Supplied data.
################

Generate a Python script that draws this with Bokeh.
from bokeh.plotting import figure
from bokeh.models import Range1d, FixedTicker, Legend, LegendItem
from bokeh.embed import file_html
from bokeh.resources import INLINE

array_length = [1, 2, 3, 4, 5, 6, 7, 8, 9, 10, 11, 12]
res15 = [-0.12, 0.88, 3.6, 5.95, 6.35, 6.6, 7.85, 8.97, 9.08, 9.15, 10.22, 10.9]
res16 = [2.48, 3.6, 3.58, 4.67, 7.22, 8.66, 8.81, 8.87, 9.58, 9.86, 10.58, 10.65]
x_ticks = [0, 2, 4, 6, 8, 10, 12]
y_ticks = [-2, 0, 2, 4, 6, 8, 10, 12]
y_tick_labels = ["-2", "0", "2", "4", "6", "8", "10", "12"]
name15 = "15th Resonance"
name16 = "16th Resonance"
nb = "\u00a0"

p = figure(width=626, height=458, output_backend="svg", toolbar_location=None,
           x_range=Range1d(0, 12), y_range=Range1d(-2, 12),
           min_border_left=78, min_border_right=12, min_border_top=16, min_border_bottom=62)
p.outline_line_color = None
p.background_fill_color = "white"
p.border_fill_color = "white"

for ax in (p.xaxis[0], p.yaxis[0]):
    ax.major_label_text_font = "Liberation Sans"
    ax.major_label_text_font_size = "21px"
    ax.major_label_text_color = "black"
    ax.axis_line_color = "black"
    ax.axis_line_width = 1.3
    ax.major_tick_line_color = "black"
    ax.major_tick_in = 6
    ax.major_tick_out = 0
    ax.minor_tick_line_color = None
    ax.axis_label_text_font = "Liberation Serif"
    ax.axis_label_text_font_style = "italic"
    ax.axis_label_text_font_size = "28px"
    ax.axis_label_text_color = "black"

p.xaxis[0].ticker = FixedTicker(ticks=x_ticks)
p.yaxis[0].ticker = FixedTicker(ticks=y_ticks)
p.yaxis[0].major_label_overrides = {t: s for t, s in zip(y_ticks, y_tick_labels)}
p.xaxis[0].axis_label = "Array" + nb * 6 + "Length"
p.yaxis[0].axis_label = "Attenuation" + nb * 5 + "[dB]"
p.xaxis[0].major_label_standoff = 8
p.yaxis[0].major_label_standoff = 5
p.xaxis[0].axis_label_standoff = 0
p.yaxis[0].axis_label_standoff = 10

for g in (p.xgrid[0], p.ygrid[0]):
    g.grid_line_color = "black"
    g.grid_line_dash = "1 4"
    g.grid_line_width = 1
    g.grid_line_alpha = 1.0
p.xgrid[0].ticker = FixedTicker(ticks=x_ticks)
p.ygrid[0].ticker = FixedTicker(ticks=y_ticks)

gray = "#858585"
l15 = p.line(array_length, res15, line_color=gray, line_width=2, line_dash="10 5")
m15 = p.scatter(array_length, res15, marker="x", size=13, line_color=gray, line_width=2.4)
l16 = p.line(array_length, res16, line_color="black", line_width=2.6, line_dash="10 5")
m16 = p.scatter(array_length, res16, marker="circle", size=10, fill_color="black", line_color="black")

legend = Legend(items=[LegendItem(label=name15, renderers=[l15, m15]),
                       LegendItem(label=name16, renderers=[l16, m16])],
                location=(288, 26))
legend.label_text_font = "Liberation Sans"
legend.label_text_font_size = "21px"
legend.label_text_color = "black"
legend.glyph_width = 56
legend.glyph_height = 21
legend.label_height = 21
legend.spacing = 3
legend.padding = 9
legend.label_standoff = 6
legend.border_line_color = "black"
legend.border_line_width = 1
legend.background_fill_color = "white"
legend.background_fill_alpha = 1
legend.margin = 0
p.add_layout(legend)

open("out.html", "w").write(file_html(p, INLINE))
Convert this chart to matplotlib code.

################

Job.
Reproduce, please, the lines of the material from its first line down to the line containing "p.yaxis[0].axis_label_standoff = 10", keeping both ends and nothing beyond them.

Exercise solution.
Generate a Python script that draws this with Bokeh.
from bokeh.plotting import figure
from bokeh.models import Range1d, FixedTicker, Legend, LegendItem
from bokeh.embed import file_html
from bokeh.resources import INLINE

array_length = [1, 2, 3, 4, 5, 6, 7, 8, 9, 10, 11, 12]
res15 = [-0.12, 0.88, 3.6, 5.95, 6.35, 6.6, 7.85, 8.97, 9.08, 9.15, 10.22, 10.9]
res16 = [2.48, 3.6, 3.58, 4.67, 7.22, 8.66, 8.81, 8.87, 9.58, 9.86, 10.58, 10.65]
x_ticks = [0, 2, 4, 6, 8, 10, 12]
y_ticks = [-2, 0, 2, 4, 6, 8, 10, 12]
y_tick_labels = ["-2", "0", "2", "4", "6", "8", "10", "12"]
name15 = "15th Resonance"
name16 = "16th Resonance"
nb = "\u00a0"

p = figure(width=626, height=458, output_backend="svg", toolbar_location=None,
           x_range=Range1d(0, 12), y_range=Range1d(-2, 12),
           min_border_left=78, min_border_right=12, min_border_top=16, min_border_bottom=62)
p.outline_line_color = None
p.background_fill_color = "white"
p.border_fill_color = "white"

for ax in (p.xaxis[0], p.yaxis[0]):
    ax.major_label_text_font = "Liberation Sans"
    ax.major_label_text_font_size = "21px"
    ax.major_label_text_color = "black"
    ax.axis_line_color = "black"
    ax.axis_line_width = 1.3
    ax.major_tick_line_color = "black"
    ax.major_tick_in = 6
    ax.major_tick_out = 0
    ax.minor_tick_line_color = None
    ax.axis_label_text_font = "Liberation Serif"
    ax.axis_label_text_font_style = "italic"
    ax.axis_label_text_font_size = "28px"
    ax.axis_label_text_color = "black"

p.xaxis[0].ticker = FixedTicker(ticks=x_ticks)
p.yaxis[0].ticker = FixedTicker(ticks=y_ticks)
p.yaxis[0].major_label_overrides = {t: s for t, s in zip(y_ticks, y_tick_labels)}
p.xaxis[0].axis_label = "Array" + nb * 6 + "Length"
p.yaxis[0].axis_label = "Attenuation" + nb * 5 + "[dB]"
p.xaxis[0].major_label_standoff = 8
p.yaxis[0].major_label_standoff = 5
p.xaxis[0].axis_label_standoff = 0
p.yaxis[0].axis_label_standoff = 10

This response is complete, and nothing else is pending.